* [Problem requirements]:
Extract the complete data exactly as given.
=== Data provided ===
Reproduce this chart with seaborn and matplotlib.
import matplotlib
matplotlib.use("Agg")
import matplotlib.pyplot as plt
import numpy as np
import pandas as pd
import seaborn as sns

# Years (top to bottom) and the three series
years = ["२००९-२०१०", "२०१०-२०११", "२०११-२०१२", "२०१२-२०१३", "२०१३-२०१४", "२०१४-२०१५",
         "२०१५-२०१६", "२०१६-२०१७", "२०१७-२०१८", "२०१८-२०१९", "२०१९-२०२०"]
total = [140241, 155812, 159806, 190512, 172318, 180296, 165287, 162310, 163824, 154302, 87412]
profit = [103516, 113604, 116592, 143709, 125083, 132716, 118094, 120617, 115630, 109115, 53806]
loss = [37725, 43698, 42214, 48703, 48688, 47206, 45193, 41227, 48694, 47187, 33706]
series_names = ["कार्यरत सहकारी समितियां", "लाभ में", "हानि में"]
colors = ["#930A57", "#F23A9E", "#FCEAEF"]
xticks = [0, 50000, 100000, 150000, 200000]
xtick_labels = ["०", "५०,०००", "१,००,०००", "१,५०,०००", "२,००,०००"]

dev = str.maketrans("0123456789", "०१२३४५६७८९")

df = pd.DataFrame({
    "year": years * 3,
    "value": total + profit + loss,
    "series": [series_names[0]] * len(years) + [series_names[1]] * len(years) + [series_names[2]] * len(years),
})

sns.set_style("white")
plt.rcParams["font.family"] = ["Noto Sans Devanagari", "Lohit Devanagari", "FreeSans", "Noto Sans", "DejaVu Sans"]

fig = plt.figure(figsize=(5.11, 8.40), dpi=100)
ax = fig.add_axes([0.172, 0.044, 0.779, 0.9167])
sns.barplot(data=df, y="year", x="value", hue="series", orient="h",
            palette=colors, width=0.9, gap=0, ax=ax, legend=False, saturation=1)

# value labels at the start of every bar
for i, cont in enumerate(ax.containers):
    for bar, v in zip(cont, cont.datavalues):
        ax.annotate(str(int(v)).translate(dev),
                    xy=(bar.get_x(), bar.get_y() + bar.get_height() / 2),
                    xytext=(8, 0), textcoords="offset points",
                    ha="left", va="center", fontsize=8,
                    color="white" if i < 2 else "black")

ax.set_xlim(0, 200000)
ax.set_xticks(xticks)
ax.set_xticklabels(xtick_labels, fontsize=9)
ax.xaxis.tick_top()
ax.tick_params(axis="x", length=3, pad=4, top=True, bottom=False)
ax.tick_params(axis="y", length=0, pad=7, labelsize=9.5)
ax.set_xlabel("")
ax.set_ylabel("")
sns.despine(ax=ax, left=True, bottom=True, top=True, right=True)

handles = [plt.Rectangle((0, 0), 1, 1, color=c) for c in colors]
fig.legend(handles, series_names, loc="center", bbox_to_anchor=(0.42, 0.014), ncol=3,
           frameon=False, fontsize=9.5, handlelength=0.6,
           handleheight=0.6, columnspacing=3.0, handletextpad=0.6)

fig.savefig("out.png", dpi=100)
===
* [Finished exercise]:
Reproduce this chart with seaborn and matplotlib.
import matplotlib
matplotlib.use("Agg")
import matplotlib.pyplot as plt
import numpy as np
import pandas as pd
import seaborn as sns

# Years (top to bottom) and the three series
years = ["२००९-२०१०", "२०१०-२०११", "२०११-२०१२", "२०१२-२०१३", "२०१३-२०१४", "२०१४-२०१५",
         "२०१५-२०१६", "२०१६-२०१७", "२०१७-२०१८", "२०१८-२०१९", "२०१९-२०२०"]
total = [140241, 155812, 159806, 190512, 172318, 180296, 165287, 162310, 163824, 154302, 87412]
profit = [103516, 113604, 116592, 143709, 125083, 132716, 118094, 120617, 115630, 109115, 53806]
loss = [37725, 43698, 42214, 48703, 48688, 47206, 45193, 41227, 48694, 47187, 33706]
series_names = ["कार्यरत सहकारी समितियां", "लाभ में", "हानि में"]
colors = ["#930A57", "#F23A9E", "#FCEAEF"]
xticks = [0, 50000, 100000, 150000, 200000]
xtick_labels = ["०", "५०,०००", "१,००,०००", "१,५०,०००", "२,००,०००"]

dev = str.maketrans("0123456789", "०१२३४५६७८९")

df = pd.DataFrame({
    "year": years * 3,
    "value": total + profit + loss,
    "series": [series_names[0]] * len(years) + [series_names[1]] * len(years) + [series_names[2]] * len(years),
})

sns.set_style("white")
plt.rcParams["font.family"] = ["Noto Sans Devanagari", "Lohit Devanagari", "FreeSans", "Noto Sans", "DejaVu Sans"]

fig = plt.figure(figsize=(5.11, 8.40), dpi=100)
ax = fig.add_axes([0.172, 0.044, 0.779, 0.9167])
sns.barplot(data=df, y="year", x="value", hue="series", orient="h",
            palette=colors, width=0.9, gap=0, ax=ax, legend=False, saturation=1)

# value labels at the start of every bar
for i, cont in enumerate(ax.containers):
    for bar, v in zip(cont, cont.datavalues):
        ax.annotate(str(int(v)).translate(dev),
                    xy=(bar.get_x(), bar.get_y() + bar.get_height() / 2),
                    xytext=(8, 0), textcoords="offset points",
                    ha="left", va="center", fontsize=8,
                    color="white" if i < 2 else "black")

ax.set_xlim(0, 200000)
ax.set_xticks(xticks)
ax.set_xticklabels(xtick_labels, fontsize=9)
ax.xaxis.tick_top()
ax.tick_params(axis="x", length=3, pad=4, top=True, bottom=False)
ax.tick_params(axis="y", length=0, pad=7, labelsize=9.5)
ax.set_xlabel("")
ax.set_ylabel("")
sns.despine(ax=ax, left=True, bottom=True, top=True, right=True)

handles = [plt.Rectangle((0, 0), 1, 1, color=c) for c in colors]
fig.legend(handles, series_names, loc="center", bbox_to_anchor=(0.42, 0.014), ncol=3,
           frameon=False, fontsize=9.5, handlelength=0.6,
           handleheight=0.6, columnspacing=3.0, handletextpad=0.6)

fig.savefig("out.png", dpi=100)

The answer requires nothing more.